## YOUR TASK:
Only the lines from the start of the data through the line containing "ax2 = fig.add_axes([533/893, 1-437/627, 360/893, 430/627])" should be written out, exactly as they are, with both ends included and the pictures left out.
----- GIVEN DATA -----
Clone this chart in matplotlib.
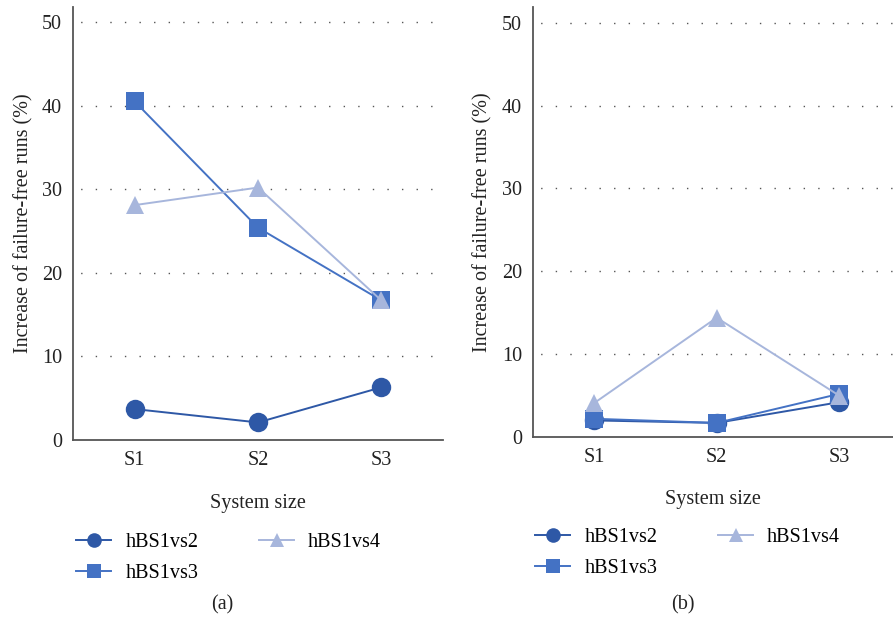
import matplotlib
matplotlib.use("Agg")
import matplotlib.pyplot as plt

plt.rcParams['font.family'] = ['Liberation Serif', 'DejaVu Serif']

categories = ["S1", "S2", "S3"]
series_names = ["hBS1vs2", "hBS1vs3", "hBS1vs4"]
a_vs2 = [3.7, 2.1, 6.3]
a_vs3 = [40.5, 25.4, 16.7]
a_vs4 = [28.1, 30.2, 16.7]
b_vs2 = [2.0, 1.7, 4.2]
b_vs3 = [2.2, 1.7, 5.2]
b_vs4 = [4.1, 14.4, 5.0]
yticks = [0, 10, 20, 30, 40, 50]

colors = ["#2E58A6", "#4472C4", "#A7B6DC"]
markers = ["o", "s", "^"]
msizes = [14, 13.5, 13]
FS = 14.5
TC = "#222222"

fig = plt.figure(figsize=(8.93, 6.27), dpi=100)
ax1 = fig.add_axes([73/893, 1-440/627, 370/893, 433/627])
ax2 = fig.add_axes([533/893, 1-437/627, 360/893, 430/627])

def style(ax, ytop, xright, panel_data):
    x = list(range(len(categories)))
    handles = []
    for vals, c, m, ms, name in zip(panel_data, colors, markers, msizes, series_names):
        h, = ax.plot(x, vals, color=c, marker=m, markersize=ms, linewidth=1.4,
                     label=name, markeredgewidth=0)
        handles.append(h)
    ax.set_xlim(-0.5, xright)
    ax.set_ylim(0, ytop)
    ax.set_xticks(x)
    ax.set_xticklabels(categories)
    ax.set_yticks(yticks)
    ax.tick_params(length=0, labelsize=FS, colors=TC, pad=8)
    ax.tick_params(axis='y', pad=8)
    for s in ["top", "right"]:
        ax.spines[s].set_visible(False)
    for s in ["left", "bottom"]:
        ax.spines[s].set_color("#555555")
        ax.spines[s].set_linewidth(1.3)
    for t in yticks[1:]:
        ax.axhline(t, color="#555555", linewidth=1.0, linestyle=(5, (1, 9.5)), zorder=0)
    ax.set_ylabel("Increase of failure-free runs (%)", fontsize=FS, color=TC)
    ax.set_xlabel("System size", fontsize=FS, color=TC)
    return handles

h1 = style(ax1, 51.8, 2.5, [a_vs2, a_vs3, a_vs4])
h2 = style(ax2, 51.9, 2.44, [b_vs2, b_vs3, b_vs4])
ax1.yaxis.set_label_coords(-0.107, 0.5)
ax2.yaxis.set_label_coords(-0.113, 0.5)
ax1.xaxis.set_label_coords(0.5, -0.125)
ax2.xaxis.set_label_coords(0.5, -0.123)

for h, x0, y0 in [(h1, 58/893, 1-515/627), (h2, 517/893, 1-510/627)]:
    fig.legend(handles=h, labels=series_names, ncol=2, loc="upper left",
               bbox_to_anchor=(x0, y0), frameon=False, fontsize=FS,
               markerscale=0.75, handlelength=1.75, columnspacing=3.0,
               labelspacing=0.6, handletextpad=0.7)

fig.text(222/893, 1-605/627, "(a)", ha="center", va="center", fontsize=FS, color=TC)
fig.text(683/893, 1-605/627, "(b)", ha="center", va="center", fontsize=FS, color=TC)

fig.savefig("out.png", dpi=100)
-----
## TASK ANSWER:
Clone this chart in matplotlib.
import matplotlib
matplotlib.use("Agg")
import matplotlib.pyplot as plt

plt.rcParams['font.family'] = ['Liberation Serif', 'DejaVu Serif']

categories = ["S1", "S2", "S3"]
series_names = ["hBS1vs2", "hBS1vs3", "hBS1vs4"]
a_vs2 = [3.7, 2.1, 6.3]
a_vs3 = [40.5, 25.4, 16.7]
a_vs4 = [28.1, 30.2, 16.7]
b_vs2 = [2.0, 1.7, 4.2]
b_vs3 = [2.2, 1.7, 5.2]
b_vs4 = [4.1, 14.4, 5.0]
yticks = [0, 10, 20, 30, 40, 50]

colors = ["#2E58A6", "#4472C4", "#A7B6DC"]
markers = ["o", "s", "^"]
msizes = [14, 13.5, 13]
FS = 14.5
TC = "#222222"

fig = plt.figure(figsize=(8.93, 6.27), dpi=100)
ax1 = fig.add_axes([73/893, 1-440/627, 370/893, 433/627])
ax2 = fig.add_axes([533/893, 1-437/627, 360/893, 430/627])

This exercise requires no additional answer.